On the problem of periodic solution's stability under Hopf bifurcation

This work is devoted to the problem of stability of a small periodic solution of a normal Autonomous system of ordinary differential equations. It is natural to analyze the local dynamics of intersections of perturbed trajectories with orthogonal sections of the corresponding cycle when studying the stability of the periodic solution of an Autonomous system. The problem of orbital stability of the periodic solution is reduced to the problem of Lyapunov stability of the zero solution of an auxiliary system with a periodic $t$ right-hand side by introducing a special coordinate system in which one of the axes is directed tangentially to the trajectory of the periodic solution. For an auxiliary system whose dimension is one less than the dimension of the original system, in a linear approximation, the question of the stability of the zero solution is reduced to an estimate of the multipliers of the monodromy matrix. Thus, according to the Andronov — Witt theorem, the classical approach to the study of the orbital stability of the periodic solution is realized. There is a non-critical case of orbital stability.

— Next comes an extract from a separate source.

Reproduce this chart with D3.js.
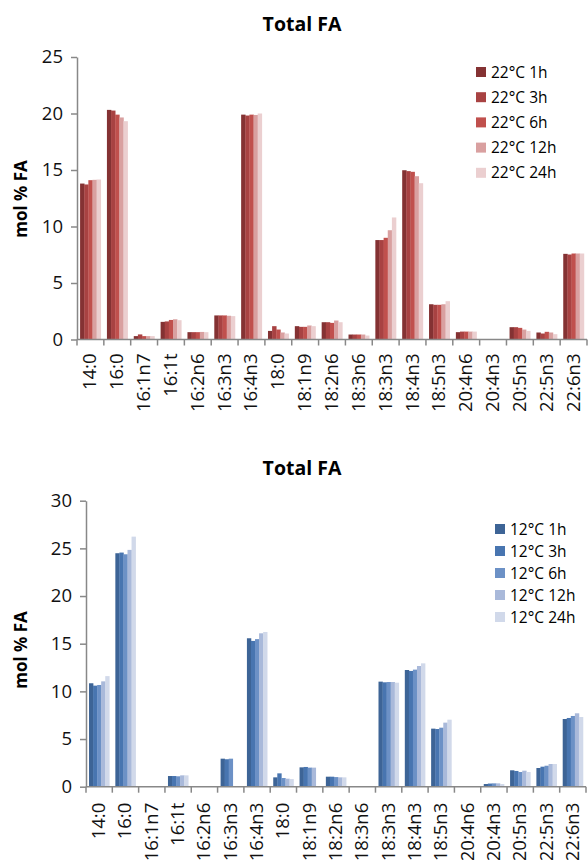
<!DOCTYPE html>
<html>
<head>
<meta charset="utf-8">
<script src="https://cdn.jsdelivr.net/npm/d3@7"></script>
<style>
  html, body { margin: 0; padding: 0; background: #fff; }
  svg { display: block; font-family: "Open Sans", "Liberation Sans", sans-serif; }
</style>
</head>
<body>
<svg id="chart" width="588" height="860"></svg>
<script>
// ---------- data ----------
const categories = ["14:0","16:0","16:1n7","16:1t","16:2n6","16:3n3","16:4n3","18:0","18:1n9","18:2n6","18:3n6","18:3n3","18:4n3","18:5n3","20:4n6","20:4n3","20:5n3","22:5n3","22:6n3"];

const seriesWarm = ["22°C 1h","22°C 3h","22°C 6h","22°C 12h","22°C 24h"];
const warm1h  = [13.8, 20.32, 0.3, 1.56, 0.65, 2.13, 19.9, 0.76, 1.18, 1.53, 0.44, 8.8, 14.98, 3.12, 0.65, 0, 1.09, 0.62, 7.58];
const warm3h  = [13.72, 20.26, 0.45, 1.6, 0.65, 2.13, 19.82, 1.18, 1.12, 1.53, 0.44, 8.8, 14.9, 3.07, 0.7, 0, 1.09, 0.53, 7.52];
const warm6h  = [14.1, 19.9, 0.3, 1.73, 0.65, 2.13, 19.9, 0.88, 1.12, 1.47, 0.44, 9.0, 14.84, 3.07, 0.7, 0, 1.03, 0.68, 7.61];
const warm12h = [14.13, 19.65, 0.3, 1.79, 0.67, 2.1, 19.87, 0.62, 1.24, 1.68, 0.44, 9.67, 14.45, 3.12, 0.7, 0, 0.88, 0.62, 7.61];
const warm24h = [14.16, 19.32, 0.3, 1.71, 0.65, 2.07, 20.0, 0.53, 1.18, 1.53, 0.35, 10.8, 13.83, 3.39, 0.7, 0, 0.76, 0.47, 7.61];

const seriesCold = ["12°C 1h","12°C 3h","12°C 6h","12°C 12h","12°C 24h"];
const cold1h  = [10.85, 24.49, 0, 1.12, 0, 2.94, 15.57, 0.98, 2.03, 1.05, 0, 11.02, 12.24, 6.09, 0, 0.28, 1.72, 1.96, 7.1];
const cold3h  = [10.6, 24.56, 0, 1.12, 0, 2.88, 15.29, 1.4, 2.07, 1.05, 0, 10.95, 12.14, 6.05, 0, 0.33, 1.65, 2.1, 7.21];
const cold6h  = [10.67, 24.38, 0, 1.09, 0, 2.94, 15.48, 0.91, 2.0, 1.01, 0, 10.98, 12.28, 6.19, 0, 0.35, 1.54, 2.2, 7.42];
const cold12h = [11.05, 24.84, 0, 1.19, 0, 0, 16.09, 0.84, 2.0, 0.98, 0, 10.98, 12.66, 6.72, 0, 0.35, 1.68, 2.38, 7.7];
const cold24h = [11.6, 26.23, 0, 1.19, 0, 0, 16.23, 0.8, 0, 0.98, 0, 10.91, 12.94, 7.03, 0, 0.28, 1.54, 2.38, 7.31];

const warmTicks = [0, 5, 10, 15, 20, 25];
const coldTicks = [0, 5, 10, 15, 20, 25, 30];
const chartTitle = "Total FA";
const yLabel = "mol % FA";

// ---------- styles ----------
const warmColors = ["#843233", "#A84242", "#C0504D", "#D9A0A0", "#EBCFD0"];
const coldColors = ["#3D6496", "#4875B0", "#6C91C6", "#A9B9DA", "#D1D9EA"];

const svg = d3.select("#chart");

function drawChart(cfg) {
  const g = svg.append("g");
  const x0 = d3.scaleBand().domain(categories).range([cfg.left, cfg.right]).padding(0);
  const x1 = d3.scaleBand().domain(cfg.series.map((s, i) => i))
    .range([x0.bandwidth() * 0.115, x0.bandwidth() * 0.885]).padding(0);
  const y = d3.scaleLinear().domain([0, cfg.max]).range([cfg.bottom, cfg.top]);

  // bars
  cfg.values.forEach((vals, si) => {
    g.append("g").selectAll("rect")
      .data(vals.map((v, i) => ({ c: categories[i], v })))
      .join("rect")
      .attr("x", d => x0(d.c) + x1(si))
      .attr("width", x1.bandwidth() + 0.3)
      .attr("y", d => y(d.v))
      .attr("height", d => Math.max(0, y(0) - y(d.v)))
      .attr("fill", cfg.colors[si]);
  });

  // y axis
  const yAxis = d3.axisLeft(y).tickValues(cfg.ticks).tickSize(6).tickSizeOuter(0).tickPadding(8);
  const ya = g.append("g").attr("transform", `translate(${cfg.left},0)`).call(yAxis);
  ya.select(".domain").attr("stroke", "#888").attr("stroke-width", 1.5);
  ya.selectAll(".tick line").attr("stroke", "#888").attr("stroke-width", 1.5);
  ya.selectAll(".tick text").attr("font-size", 18.5).attr("fill", "#111")
    .attr("font-family", "'Open Sans', sans-serif").attr("dx", cfg.yTickDx);

  // x axis: labels at band centres, ticks at band boundaries
  const xa = g.append("g").attr("transform", `translate(0,${cfg.bottom})`);
  xa.append("line").attr("x1", cfg.left).attr("x2", cfg.right)
    .attr("stroke", "#888").attr("stroke-width", 1.5);
  const bounds = categories.map(c => x0(c)).concat([x0.range()[1]]);
  xa.selectAll("line.tk").data(bounds).join("line").attr("class", "tk")
    .attr("x1", d => d).attr("x2", d => d).attr("y1", 0).attr("y2", 6)
    .attr("stroke", "#888").attr("stroke-width", 1.5);
  xa.selectAll("text").data(categories).join("text")
    .attr("transform", d => `translate(${x0(d) + x0.bandwidth() / 2 + 6},${cfg.xLabelGap}) rotate(-90)`)
    .attr("text-anchor", "end")
    .attr("font-size", 18.5).attr("fill", "#111")
    .text(d => d);

  // title
  g.append("text").attr("x", 302).attr("y", cfg.titleY).attr("text-anchor", "middle")
    .attr("font-size", 19.5).attr("font-weight", "bold").attr("fill", "#000").text(chartTitle);

  // y label
  g.append("text").attr("transform", `translate(27,${cfg.yLabelY}) rotate(-90)`)
    .attr("text-anchor", "middle").attr("font-size", 17).attr("font-weight", "bold")
    .attr("fill", "#000").text(yLabel);

  // legend
  const lg = g.append("g");
  cfg.series.forEach((s, i) => {
    const cy = cfg.legY + i * cfg.legStep;
    lg.append("rect").attr("x", cfg.legX).attr("y", cy - 5).attr("width", 10).attr("height", 10)
      .attr("fill", cfg.colors[i]);
    lg.append("text").attr("x", cfg.legX + 15).attr("y", cy).attr("dy", "0.36em")
      .attr("font-size", 15.5).attr("fill", "#000").text(s);
  });
}

drawChart({
  left: 77, right: 587, top: 57, bottom: 339.5, max: 25,
  ticks: warmTicks, series: seriesWarm, colors: warmColors,
  values: [warm1h, warm3h, warm6h, warm12h, warm24h],
  titleY: 31, yLabelY: 199, yTickDx: 0, xLabelGap: 14,
  legX: 476, legY: 72, legStep: 25.2
});

drawChart({
  left: 86, right: 586, top: 500.7, bottom: 786.7, max: 30,
  ticks: coldTicks, series: seriesCold, colors: coldColors,
  values: [cold1h, cold3h, cold6h, cold12h, cold24h],
  titleY: 475, yLabelY: 650, yTickDx: 0, xLabelGap: 16,
  legX: 495, legY: 529, legStep: 22
});
</script>
</body>
</html>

This approach is traditionally used in Hopf-type bifurcation for systems with a parameter. In this paper, for an autonomous system with a parameter, the bifurcation conditions of a small solution whose period is close to the solution period of the corresponding linear homogeneous system are obtained. The determination of the orbital stability property by the parameter is formulated. According to this condition, the perturbed right half-vectors are arbitrarily close to the studied cycle not only due to the smallness of the initial values perturbations, but also due to the smallness of the parameter. In this case, the idea of weakening the requirements for determining the stability of the Lyapunov type, proposed by M. M. Khapaev, is used. The property of orbital stability with respect to the parameter can also take place in the presence of orbital instability of the studied cycle in the classical sense. A nonlinear approximation of the above-mentioned auxiliary system of perturbed motions is used to study the orbital stability of a small periodic solution with respect to the parameter.